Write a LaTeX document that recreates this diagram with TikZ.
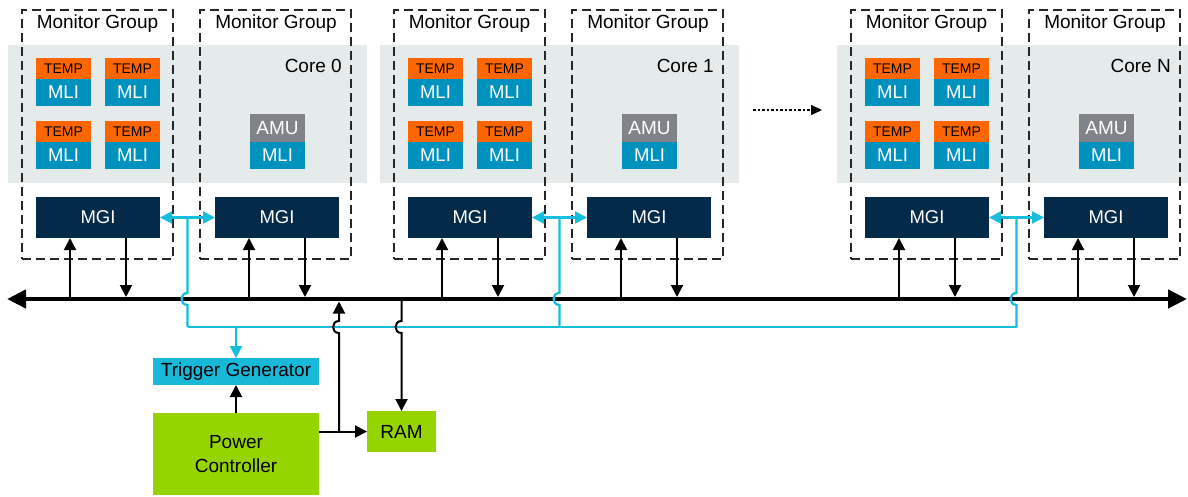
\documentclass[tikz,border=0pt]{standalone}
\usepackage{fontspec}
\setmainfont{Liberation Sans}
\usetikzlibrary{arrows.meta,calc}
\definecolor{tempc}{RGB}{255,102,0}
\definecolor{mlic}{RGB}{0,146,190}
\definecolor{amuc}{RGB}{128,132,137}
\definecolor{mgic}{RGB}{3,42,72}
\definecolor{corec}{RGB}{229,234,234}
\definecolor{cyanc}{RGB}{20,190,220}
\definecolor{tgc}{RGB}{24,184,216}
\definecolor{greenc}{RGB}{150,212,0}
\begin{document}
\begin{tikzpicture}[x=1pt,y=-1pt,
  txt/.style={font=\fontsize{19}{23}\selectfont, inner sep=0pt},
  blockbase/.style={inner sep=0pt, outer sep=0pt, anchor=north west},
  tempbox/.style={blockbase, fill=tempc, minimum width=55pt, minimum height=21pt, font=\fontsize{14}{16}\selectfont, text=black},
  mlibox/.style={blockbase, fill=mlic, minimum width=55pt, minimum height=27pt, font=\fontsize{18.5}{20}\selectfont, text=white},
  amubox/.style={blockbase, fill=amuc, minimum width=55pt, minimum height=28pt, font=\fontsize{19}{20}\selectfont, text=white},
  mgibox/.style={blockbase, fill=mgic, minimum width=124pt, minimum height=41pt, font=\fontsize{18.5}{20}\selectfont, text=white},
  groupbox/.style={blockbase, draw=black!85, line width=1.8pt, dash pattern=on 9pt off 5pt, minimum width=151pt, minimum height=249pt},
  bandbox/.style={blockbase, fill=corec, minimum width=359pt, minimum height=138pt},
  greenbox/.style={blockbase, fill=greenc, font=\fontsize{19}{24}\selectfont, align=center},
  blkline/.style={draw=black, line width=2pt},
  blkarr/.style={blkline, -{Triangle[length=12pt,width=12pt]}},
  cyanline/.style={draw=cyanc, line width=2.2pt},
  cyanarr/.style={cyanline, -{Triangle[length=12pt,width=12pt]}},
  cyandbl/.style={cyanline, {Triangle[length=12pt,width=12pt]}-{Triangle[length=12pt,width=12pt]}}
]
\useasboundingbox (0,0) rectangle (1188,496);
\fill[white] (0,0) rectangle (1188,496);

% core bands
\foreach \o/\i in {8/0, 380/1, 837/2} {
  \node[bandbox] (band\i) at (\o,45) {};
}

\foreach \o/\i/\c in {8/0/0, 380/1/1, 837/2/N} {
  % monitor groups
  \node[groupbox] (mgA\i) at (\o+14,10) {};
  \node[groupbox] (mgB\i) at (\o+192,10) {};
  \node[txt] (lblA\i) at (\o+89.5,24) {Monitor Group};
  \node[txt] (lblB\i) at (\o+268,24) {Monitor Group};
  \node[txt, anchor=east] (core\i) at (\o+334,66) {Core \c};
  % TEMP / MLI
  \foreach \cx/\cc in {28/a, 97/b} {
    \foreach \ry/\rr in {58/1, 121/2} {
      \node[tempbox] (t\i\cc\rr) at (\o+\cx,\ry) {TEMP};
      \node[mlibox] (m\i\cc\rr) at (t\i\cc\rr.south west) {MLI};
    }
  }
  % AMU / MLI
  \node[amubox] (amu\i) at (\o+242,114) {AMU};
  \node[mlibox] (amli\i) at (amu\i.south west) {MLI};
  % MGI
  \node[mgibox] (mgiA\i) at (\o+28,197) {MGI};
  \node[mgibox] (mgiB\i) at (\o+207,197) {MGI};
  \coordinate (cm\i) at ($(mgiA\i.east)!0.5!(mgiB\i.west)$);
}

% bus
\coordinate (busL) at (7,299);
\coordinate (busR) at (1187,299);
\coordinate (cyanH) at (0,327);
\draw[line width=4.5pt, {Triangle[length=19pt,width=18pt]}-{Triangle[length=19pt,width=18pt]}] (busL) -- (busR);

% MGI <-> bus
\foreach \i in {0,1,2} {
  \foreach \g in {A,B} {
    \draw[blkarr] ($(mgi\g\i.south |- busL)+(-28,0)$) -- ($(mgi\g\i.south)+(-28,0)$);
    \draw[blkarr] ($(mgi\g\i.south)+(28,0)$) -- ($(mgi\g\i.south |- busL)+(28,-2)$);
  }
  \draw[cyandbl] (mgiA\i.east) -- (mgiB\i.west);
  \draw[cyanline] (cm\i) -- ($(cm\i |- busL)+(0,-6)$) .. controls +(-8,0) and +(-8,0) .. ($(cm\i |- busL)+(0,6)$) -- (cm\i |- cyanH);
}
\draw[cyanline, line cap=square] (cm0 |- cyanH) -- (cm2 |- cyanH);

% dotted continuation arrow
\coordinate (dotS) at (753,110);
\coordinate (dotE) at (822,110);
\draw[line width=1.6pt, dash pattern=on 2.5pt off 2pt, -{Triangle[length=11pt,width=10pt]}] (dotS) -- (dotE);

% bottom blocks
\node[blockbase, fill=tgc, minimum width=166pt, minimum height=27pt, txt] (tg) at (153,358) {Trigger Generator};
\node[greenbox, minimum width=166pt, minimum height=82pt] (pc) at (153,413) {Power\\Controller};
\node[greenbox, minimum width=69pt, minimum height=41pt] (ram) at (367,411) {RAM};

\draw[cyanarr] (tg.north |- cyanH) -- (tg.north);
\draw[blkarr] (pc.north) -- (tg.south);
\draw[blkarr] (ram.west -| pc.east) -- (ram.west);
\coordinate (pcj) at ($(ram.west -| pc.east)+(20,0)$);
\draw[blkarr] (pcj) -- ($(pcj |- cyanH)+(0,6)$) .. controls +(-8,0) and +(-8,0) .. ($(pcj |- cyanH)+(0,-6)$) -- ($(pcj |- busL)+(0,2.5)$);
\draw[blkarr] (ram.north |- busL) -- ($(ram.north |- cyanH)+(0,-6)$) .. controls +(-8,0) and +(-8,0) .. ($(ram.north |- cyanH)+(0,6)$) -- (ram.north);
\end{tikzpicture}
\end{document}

==

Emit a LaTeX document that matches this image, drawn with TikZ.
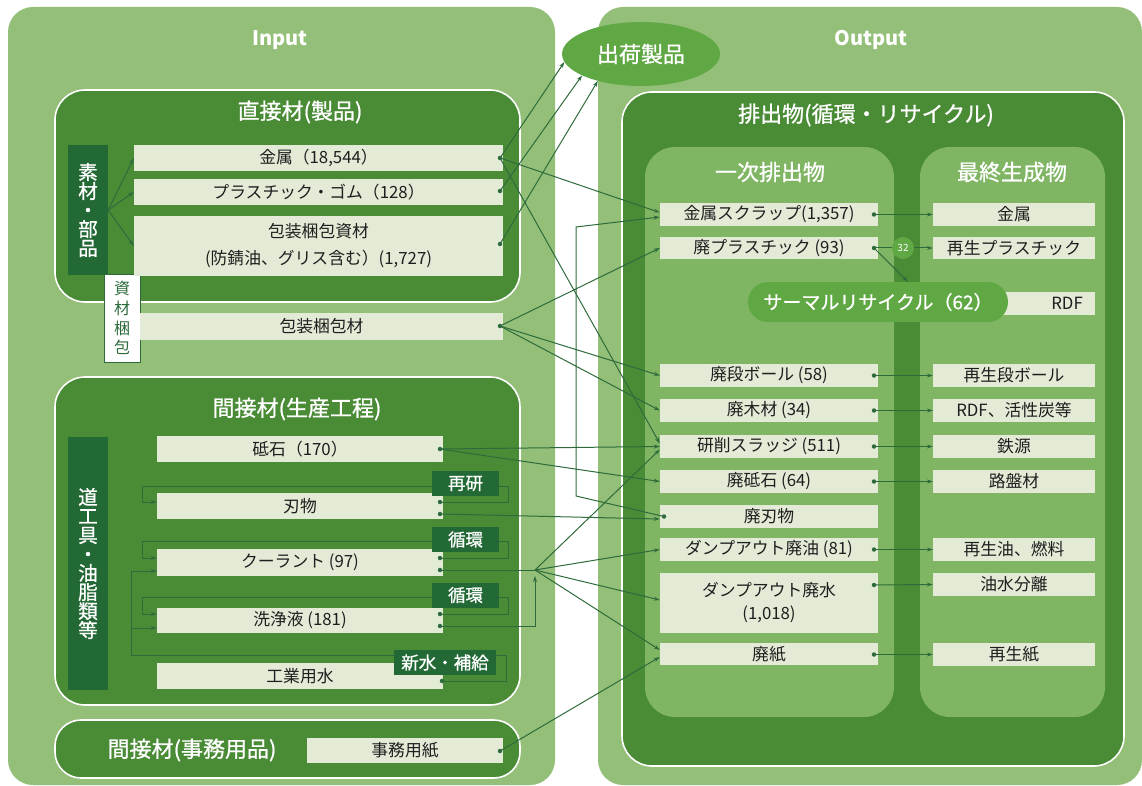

...

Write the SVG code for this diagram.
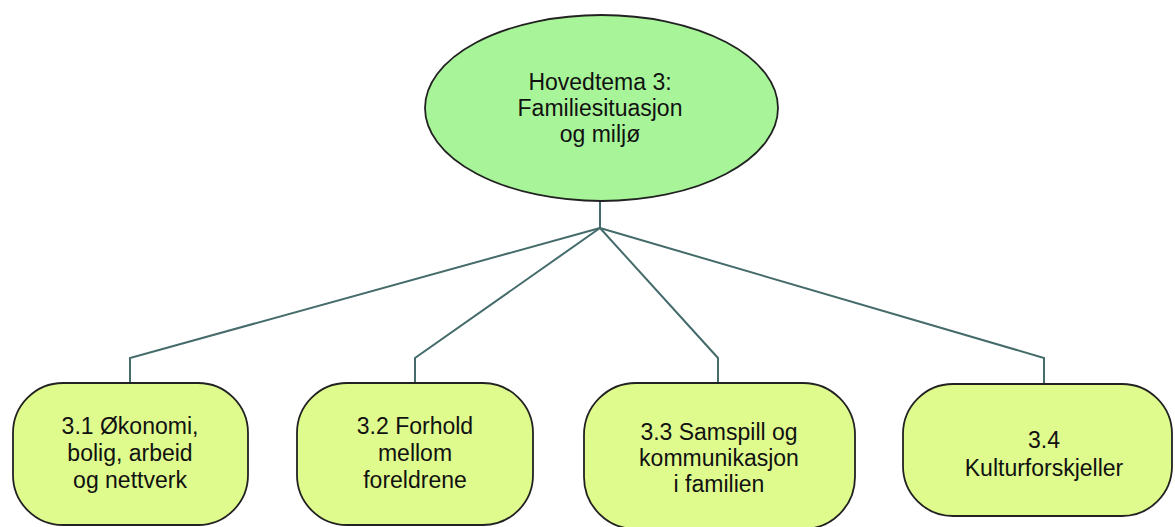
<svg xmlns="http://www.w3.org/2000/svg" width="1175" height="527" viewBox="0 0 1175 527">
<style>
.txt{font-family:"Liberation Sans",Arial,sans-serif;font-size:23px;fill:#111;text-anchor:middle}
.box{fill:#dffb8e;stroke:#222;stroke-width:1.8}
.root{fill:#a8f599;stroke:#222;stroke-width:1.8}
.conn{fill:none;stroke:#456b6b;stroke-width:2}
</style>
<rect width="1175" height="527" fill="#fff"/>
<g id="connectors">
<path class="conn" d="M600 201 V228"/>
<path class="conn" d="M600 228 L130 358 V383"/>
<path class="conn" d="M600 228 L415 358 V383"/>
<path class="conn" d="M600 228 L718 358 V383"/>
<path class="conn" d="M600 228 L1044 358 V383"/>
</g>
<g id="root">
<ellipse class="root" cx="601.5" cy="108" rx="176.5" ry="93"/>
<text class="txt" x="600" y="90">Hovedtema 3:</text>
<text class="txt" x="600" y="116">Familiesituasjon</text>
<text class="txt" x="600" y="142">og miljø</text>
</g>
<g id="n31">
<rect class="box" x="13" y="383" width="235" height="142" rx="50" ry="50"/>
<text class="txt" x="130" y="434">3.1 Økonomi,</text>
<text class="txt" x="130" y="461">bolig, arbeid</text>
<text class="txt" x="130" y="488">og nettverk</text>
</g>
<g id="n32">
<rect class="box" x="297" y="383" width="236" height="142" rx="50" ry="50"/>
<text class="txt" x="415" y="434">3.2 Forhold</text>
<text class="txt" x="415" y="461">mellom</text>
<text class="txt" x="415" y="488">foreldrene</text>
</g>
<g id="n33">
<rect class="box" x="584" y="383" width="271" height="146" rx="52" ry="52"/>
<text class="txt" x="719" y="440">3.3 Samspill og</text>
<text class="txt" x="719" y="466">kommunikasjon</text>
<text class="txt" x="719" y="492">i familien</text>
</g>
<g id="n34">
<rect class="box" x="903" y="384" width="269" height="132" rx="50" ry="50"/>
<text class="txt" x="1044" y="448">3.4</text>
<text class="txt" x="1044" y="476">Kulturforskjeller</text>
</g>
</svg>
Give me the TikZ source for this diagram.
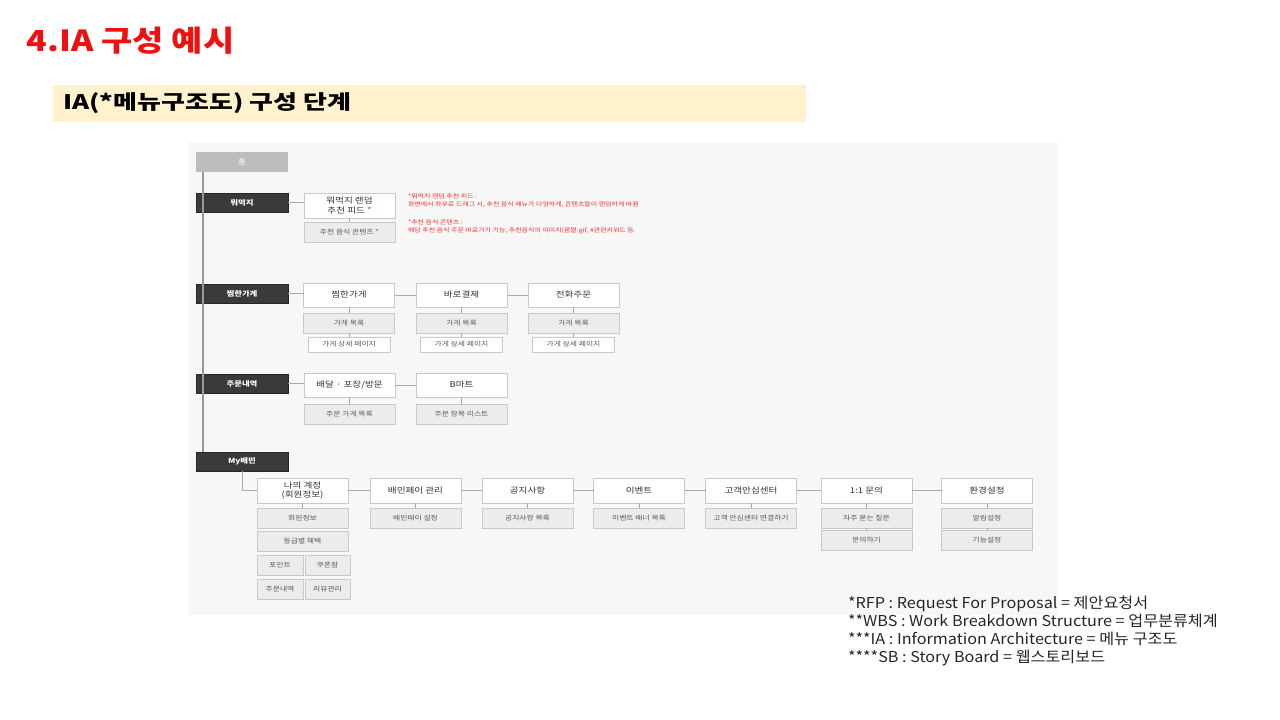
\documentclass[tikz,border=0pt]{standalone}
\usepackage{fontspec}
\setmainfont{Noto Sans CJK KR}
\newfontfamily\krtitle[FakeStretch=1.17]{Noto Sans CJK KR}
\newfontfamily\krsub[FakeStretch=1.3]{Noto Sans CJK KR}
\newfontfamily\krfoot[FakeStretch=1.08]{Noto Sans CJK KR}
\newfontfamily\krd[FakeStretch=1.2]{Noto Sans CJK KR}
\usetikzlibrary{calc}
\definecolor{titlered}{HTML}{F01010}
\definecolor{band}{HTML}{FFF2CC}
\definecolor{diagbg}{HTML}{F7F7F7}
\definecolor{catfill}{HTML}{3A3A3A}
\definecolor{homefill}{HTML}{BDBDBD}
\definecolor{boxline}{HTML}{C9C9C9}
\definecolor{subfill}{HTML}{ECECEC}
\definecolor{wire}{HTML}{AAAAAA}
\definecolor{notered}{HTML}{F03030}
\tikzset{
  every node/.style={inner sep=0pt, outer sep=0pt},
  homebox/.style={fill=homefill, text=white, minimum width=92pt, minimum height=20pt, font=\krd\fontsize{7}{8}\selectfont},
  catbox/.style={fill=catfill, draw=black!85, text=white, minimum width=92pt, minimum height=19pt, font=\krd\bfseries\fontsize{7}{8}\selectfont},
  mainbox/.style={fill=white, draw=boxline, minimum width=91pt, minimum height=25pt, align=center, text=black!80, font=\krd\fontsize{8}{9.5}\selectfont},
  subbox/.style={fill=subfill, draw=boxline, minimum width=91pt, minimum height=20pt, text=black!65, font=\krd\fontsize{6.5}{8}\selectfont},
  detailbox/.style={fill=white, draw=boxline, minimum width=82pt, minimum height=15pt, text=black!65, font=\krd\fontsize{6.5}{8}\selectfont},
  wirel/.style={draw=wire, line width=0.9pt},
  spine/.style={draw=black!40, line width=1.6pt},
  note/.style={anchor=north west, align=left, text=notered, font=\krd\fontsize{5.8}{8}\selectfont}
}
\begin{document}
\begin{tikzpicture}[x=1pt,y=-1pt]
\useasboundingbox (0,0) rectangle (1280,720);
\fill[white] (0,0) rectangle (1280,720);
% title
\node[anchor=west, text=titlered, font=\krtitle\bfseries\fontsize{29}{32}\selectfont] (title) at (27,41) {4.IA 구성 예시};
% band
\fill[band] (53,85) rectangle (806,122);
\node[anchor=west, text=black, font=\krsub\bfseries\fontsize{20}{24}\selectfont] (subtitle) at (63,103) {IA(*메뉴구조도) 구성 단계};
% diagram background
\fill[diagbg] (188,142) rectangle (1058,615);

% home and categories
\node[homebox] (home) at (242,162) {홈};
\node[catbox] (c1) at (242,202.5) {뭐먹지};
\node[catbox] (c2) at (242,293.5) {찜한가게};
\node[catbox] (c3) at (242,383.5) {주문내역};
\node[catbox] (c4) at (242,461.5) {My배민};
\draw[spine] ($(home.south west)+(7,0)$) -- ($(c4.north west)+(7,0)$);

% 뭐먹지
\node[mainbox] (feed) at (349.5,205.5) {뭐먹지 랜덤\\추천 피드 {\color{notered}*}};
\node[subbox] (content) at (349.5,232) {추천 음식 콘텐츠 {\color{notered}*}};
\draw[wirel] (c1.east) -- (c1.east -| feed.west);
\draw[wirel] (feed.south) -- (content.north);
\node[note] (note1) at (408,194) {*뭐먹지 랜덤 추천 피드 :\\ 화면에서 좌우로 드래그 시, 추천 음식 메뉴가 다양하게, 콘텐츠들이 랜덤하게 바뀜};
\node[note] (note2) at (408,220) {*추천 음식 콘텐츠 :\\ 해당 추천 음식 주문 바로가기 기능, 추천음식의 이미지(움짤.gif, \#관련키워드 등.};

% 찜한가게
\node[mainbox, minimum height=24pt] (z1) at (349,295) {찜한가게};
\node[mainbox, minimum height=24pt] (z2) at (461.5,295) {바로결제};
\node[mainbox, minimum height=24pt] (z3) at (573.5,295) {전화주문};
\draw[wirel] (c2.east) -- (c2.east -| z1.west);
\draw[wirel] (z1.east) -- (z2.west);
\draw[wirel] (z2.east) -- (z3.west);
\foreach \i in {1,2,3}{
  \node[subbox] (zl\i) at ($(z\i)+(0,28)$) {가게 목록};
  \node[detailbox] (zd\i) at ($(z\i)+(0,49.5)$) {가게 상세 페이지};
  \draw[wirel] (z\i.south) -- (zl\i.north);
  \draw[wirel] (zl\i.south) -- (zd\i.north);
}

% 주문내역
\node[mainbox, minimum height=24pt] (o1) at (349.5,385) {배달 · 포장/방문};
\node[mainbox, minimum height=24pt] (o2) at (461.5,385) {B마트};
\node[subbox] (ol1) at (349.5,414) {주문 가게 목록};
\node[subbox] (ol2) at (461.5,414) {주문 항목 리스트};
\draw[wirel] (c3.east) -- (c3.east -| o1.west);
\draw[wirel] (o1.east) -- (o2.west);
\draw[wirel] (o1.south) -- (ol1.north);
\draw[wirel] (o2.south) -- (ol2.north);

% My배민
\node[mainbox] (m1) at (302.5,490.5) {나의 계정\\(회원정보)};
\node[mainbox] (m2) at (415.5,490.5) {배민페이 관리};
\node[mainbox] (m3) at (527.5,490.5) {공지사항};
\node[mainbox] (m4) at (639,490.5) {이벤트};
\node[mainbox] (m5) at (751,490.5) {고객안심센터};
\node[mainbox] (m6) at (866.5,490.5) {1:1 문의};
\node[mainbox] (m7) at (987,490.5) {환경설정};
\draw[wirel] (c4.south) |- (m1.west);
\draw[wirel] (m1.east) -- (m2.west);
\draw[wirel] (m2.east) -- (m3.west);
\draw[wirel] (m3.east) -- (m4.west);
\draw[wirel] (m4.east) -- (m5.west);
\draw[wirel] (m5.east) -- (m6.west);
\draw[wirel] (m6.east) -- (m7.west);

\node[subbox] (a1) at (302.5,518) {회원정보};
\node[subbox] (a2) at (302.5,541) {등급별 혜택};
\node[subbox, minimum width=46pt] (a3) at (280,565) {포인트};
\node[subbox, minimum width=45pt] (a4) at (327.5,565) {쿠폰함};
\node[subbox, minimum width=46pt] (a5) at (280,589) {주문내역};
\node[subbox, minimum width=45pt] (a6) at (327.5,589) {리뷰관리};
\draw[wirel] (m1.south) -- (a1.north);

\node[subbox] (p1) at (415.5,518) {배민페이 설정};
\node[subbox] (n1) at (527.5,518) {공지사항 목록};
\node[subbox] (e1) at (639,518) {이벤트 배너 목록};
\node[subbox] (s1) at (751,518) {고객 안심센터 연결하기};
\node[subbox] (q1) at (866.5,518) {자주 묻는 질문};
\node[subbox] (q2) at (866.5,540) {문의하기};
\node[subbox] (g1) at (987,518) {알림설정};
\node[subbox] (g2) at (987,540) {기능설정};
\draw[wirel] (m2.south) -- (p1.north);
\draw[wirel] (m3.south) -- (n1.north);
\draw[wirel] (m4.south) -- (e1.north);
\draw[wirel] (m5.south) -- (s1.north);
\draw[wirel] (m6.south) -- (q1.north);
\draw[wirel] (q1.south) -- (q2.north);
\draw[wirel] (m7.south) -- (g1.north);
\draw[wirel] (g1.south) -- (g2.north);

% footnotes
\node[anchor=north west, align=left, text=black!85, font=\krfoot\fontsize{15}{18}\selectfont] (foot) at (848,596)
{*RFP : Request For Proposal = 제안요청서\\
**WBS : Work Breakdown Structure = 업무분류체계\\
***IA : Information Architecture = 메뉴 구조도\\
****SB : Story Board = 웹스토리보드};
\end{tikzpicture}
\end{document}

**Task prompt:** Where a line of the material above holds the string "with", copy that line.

**The solution:**
Write a LaTeX document that recreates this diagram with TikZ.
Emit a LaTeX document that matches this image, drawn with TikZ.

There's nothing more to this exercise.